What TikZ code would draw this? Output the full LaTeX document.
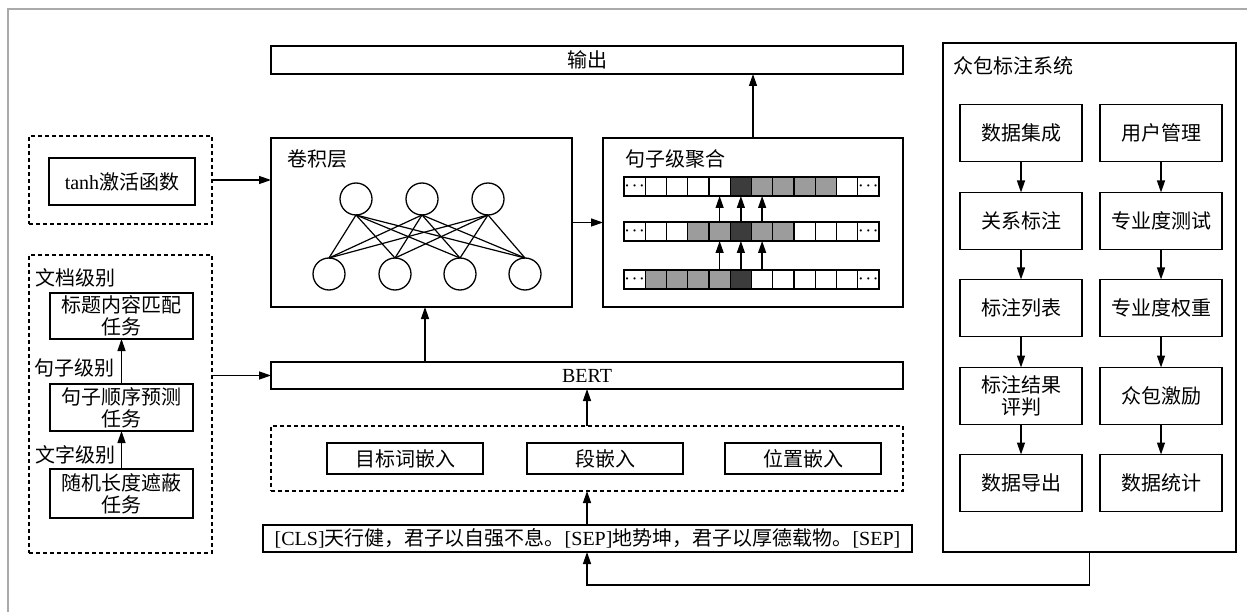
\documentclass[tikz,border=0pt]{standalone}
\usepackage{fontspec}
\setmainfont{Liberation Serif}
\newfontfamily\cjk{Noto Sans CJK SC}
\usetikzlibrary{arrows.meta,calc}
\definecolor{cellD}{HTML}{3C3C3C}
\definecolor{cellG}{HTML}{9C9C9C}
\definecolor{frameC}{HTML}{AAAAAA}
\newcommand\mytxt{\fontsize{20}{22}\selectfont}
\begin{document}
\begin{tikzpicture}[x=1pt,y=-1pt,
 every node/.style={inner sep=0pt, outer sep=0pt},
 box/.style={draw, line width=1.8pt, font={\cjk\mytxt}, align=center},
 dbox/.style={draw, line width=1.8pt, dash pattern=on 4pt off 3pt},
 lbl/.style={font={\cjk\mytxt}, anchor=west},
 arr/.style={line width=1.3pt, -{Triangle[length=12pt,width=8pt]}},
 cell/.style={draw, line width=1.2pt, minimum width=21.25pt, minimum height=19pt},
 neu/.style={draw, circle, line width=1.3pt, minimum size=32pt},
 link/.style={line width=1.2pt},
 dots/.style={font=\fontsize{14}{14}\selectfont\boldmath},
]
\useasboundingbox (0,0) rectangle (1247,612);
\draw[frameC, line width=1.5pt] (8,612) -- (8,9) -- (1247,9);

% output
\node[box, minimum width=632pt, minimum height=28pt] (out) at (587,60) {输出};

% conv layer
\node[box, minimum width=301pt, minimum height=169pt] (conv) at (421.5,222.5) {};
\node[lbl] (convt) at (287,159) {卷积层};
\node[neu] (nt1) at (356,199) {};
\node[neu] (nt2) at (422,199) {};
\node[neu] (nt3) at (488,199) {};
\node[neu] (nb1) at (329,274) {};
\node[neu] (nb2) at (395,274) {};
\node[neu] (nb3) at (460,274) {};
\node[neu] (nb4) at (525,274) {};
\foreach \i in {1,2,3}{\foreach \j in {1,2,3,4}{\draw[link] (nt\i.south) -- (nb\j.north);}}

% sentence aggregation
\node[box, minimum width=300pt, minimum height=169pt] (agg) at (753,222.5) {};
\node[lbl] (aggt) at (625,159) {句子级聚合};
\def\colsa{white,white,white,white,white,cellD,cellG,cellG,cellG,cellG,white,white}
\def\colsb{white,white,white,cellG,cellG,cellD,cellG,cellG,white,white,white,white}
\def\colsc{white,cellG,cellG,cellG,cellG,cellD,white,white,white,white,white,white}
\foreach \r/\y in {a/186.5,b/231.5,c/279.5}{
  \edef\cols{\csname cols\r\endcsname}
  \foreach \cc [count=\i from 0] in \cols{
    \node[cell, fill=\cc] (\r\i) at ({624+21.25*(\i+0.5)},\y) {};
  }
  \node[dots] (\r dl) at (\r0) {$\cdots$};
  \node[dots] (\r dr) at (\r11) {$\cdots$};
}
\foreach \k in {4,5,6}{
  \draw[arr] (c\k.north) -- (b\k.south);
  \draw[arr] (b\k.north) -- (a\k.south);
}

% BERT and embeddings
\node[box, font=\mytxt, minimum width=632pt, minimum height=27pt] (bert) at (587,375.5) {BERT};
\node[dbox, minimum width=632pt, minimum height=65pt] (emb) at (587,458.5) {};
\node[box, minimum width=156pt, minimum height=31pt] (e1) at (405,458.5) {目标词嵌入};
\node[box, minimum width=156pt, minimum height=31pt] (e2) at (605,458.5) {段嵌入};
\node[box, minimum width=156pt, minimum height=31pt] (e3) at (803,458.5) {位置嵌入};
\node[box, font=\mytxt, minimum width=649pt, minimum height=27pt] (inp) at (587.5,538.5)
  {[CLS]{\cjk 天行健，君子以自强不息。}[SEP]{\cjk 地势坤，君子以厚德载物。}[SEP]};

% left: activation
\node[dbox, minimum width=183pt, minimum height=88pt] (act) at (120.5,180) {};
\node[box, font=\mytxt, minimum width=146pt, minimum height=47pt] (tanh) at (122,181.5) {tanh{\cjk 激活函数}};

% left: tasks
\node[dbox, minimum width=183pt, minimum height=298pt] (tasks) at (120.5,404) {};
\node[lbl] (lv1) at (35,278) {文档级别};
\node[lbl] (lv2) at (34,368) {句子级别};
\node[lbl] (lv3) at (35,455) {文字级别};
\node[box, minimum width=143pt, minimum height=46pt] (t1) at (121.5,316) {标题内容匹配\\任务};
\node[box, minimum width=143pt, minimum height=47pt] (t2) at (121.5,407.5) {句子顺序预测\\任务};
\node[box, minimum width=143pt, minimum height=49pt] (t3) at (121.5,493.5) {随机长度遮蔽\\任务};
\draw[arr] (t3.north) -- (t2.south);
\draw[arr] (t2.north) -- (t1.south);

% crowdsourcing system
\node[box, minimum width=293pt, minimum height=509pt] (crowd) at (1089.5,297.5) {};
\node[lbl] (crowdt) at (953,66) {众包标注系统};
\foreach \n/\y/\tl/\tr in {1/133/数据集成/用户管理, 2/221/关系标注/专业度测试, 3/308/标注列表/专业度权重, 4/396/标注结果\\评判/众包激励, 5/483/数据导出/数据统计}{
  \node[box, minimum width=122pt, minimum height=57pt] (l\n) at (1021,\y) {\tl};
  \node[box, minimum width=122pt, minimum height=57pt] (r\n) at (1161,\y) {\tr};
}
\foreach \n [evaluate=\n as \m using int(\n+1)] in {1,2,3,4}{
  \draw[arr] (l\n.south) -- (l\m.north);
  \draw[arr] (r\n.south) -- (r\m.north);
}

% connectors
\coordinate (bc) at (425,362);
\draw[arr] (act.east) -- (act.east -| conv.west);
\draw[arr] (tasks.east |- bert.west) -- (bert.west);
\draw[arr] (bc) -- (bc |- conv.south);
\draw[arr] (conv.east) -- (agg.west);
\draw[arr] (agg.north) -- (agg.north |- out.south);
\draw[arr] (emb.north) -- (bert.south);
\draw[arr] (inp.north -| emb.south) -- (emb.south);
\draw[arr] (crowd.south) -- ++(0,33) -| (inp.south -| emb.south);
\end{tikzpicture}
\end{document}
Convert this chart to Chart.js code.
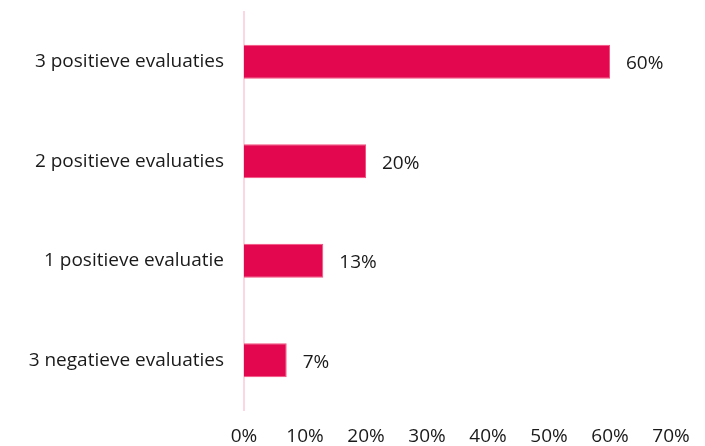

What you are asked to do -> Pictures are excluded; repeat every record exactly.

Reply to the exercise ->
What TikZ code would draw this? Output the full LaTeX document.
\documentclass[tikz,border=0pt]{standalone}
\usepackage{fontspec}
\setmainfont{Liberation Serif}
\newfontfamily\cjk{Noto Sans CJK SC}
\usetikzlibrary{arrows.meta,calc}
\definecolor{cellD}{HTML}{3C3C3C}
\definecolor{cellG}{HTML}{9C9C9C}
\definecolor{frameC}{HTML}{AAAAAA}
\newcommand\mytxt{\fontsize{20}{22}\selectfont}
\begin{document}
\begin{tikzpicture}[x=1pt,y=-1pt,
 every node/.style={inner sep=0pt, outer sep=0pt},
 box/.style={draw, line width=1.8pt, font={\cjk\mytxt}, align=center},
 dbox/.style={draw, line width=1.8pt, dash pattern=on 4pt off 3pt},
 lbl/.style={font={\cjk\mytxt}, anchor=west},
 arr/.style={line width=1.3pt, -{Triangle[length=12pt,width=8pt]}},
 cell/.style={draw, line width=1.2pt, minimum width=21.25pt, minimum height=19pt},
 neu/.style={draw, circle, line width=1.3pt, minimum size=32pt},
 link/.style={line width=1.2pt},
 dots/.style={font=\fontsize{14}{14}\selectfont\boldmath},
]
\useasboundingbox (0,0) rectangle (1247,612);
\draw[frameC, line width=1.5pt] (8,612) -- (8,9) -- (1247,9);

% output
\node[box, minimum width=632pt, minimum height=28pt] (out) at (587,60) {输出};

% conv layer
\node[box, minimum width=301pt, minimum height=169pt] (conv) at (421.5,222.5) {};
\node[lbl] (convt) at (287,159) {卷积层};
\node[neu] (nt1) at (356,199) {};
\node[neu] (nt2) at (422,199) {};
\node[neu] (nt3) at (488,199) {};
\node[neu] (nb1) at (329,274) {};
\node[neu] (nb2) at (395,274) {};
\node[neu] (nb3) at (460,274) {};
\node[neu] (nb4) at (525,274) {};
\foreach \i in {1,2,3}{\foreach \j in {1,2,3,4}{\draw[link] (nt\i.south) -- (nb\j.north);}}

% sentence aggregation
\node[box, minimum width=300pt, minimum height=169pt] (agg) at (753,222.5) {};
\node[lbl] (aggt) at (625,159) {句子级聚合};
\def\colsa{white,white,white,white,white,cellD,cellG,cellG,cellG,cellG,white,white}
\def\colsb{white,white,white,cellG,cellG,cellD,cellG,cellG,white,white,white,white}
\def\colsc{white,cellG,cellG,cellG,cellG,cellD,white,white,white,white,white,white}
\foreach \r/\y in {a/186.5,b/231.5,c/279.5}{
  \edef\cols{\csname cols\r\endcsname}
  \foreach \cc [count=\i from 0] in \cols{
    \node[cell, fill=\cc] (\r\i) at ({624+21.25*(\i+0.5)},\y) {};
  }
  \node[dots] (\r dl) at (\r0) {$\cdots$};
  \node[dots] (\r dr) at (\r11) {$\cdots$};
}
\foreach \k in {4,5,6}{
  \draw[arr] (c\k.north) -- (b\k.south);
  \draw[arr] (b\k.north) -- (a\k.south);
}

% BERT and embeddings
\node[box, font=\mytxt, minimum width=632pt, minimum height=27pt] (bert) at (587,375.5) {BERT};
\node[dbox, minimum width=632pt, minimum height=65pt] (emb) at (587,458.5) {};
\node[box, minimum width=156pt, minimum height=31pt] (e1) at (405,458.5) {目标词嵌入};
\node[box, minimum width=156pt, minimum height=31pt] (e2) at (605,458.5) {段嵌入};
\node[box, minimum width=156pt, minimum height=31pt] (e3) at (803,458.5) {位置嵌入};
\node[box, font=\mytxt, minimum width=649pt, minimum height=27pt] (inp) at (587.5,538.5)
  {[CLS]{\cjk 天行健，君子以自强不息。}[SEP]{\cjk 地势坤，君子以厚德载物。}[SEP]};

% left: activation
\node[dbox, minimum width=183pt, minimum height=88pt] (act) at (120.5,180) {};
\node[box, font=\mytxt, minimum width=146pt, minimum height=47pt] (tanh) at (122,181.5) {tanh{\cjk 激活函数}};

% left: tasks
\node[dbox, minimum width=183pt, minimum height=298pt] (tasks) at (120.5,404) {};
\node[lbl] (lv1) at (35,278) {文档级别};
\node[lbl] (lv2) at (34,368) {句子级别};
\node[lbl] (lv3) at (35,455) {文字级别};
\node[box, minimum width=143pt, minimum height=46pt] (t1) at (121.5,316) {标题内容匹配\\任务};
\node[box, minimum width=143pt, minimum height=47pt] (t2) at (121.5,407.5) {句子顺序预测\\任务};
\node[box, minimum width=143pt, minimum height=49pt] (t3) at (121.5,493.5) {随机长度遮蔽\\任务};
\draw[arr] (t3.north) -- (t2.south);
\draw[arr] (t2.north) -- (t1.south);

% crowdsourcing system
\node[box, minimum width=293pt, minimum height=509pt] (crowd) at (1089.5,297.5) {};
\node[lbl] (crowdt) at (953,66) {众包标注系统};
\foreach \n/\y/\tl/\tr in {1/133/数据集成/用户管理, 2/221/关系标注/专业度测试, 3/308/标注列表/专业度权重, 4/396/标注结果\\评判/众包激励, 5/483/数据导出/数据统计}{
  \node[box, minimum width=122pt, minimum height=57pt] (l\n) at (1021,\y) {\tl};
  \node[box, minimum width=122pt, minimum height=57pt] (r\n) at (1161,\y) {\tr};
}
\foreach \n [evaluate=\n as \m using int(\n+1)] in {1,2,3,4}{
  \draw[arr] (l\n.south) -- (l\m.north);
  \draw[arr] (r\n.south) -- (r\m.north);
}

% connectors
\coordinate (bc) at (425,362);
\draw[arr] (act.east) -- (act.east -| conv.west);
\draw[arr] (tasks.east |- bert.west) -- (bert.west);
\draw[arr] (bc) -- (bc |- conv.south);
\draw[arr] (conv.east) -- (agg.west);
\draw[arr] (agg.north) -- (agg.north |- out.south);
\draw[arr] (emb.north) -- (bert.south);
\draw[arr] (inp.north -| emb.south) -- (emb.south);
\draw[arr] (crowd.south) -- ++(0,33) -| (inp.south -| emb.south);
\end{tikzpicture}
\end{document}
Convert this chart to Chart.js code.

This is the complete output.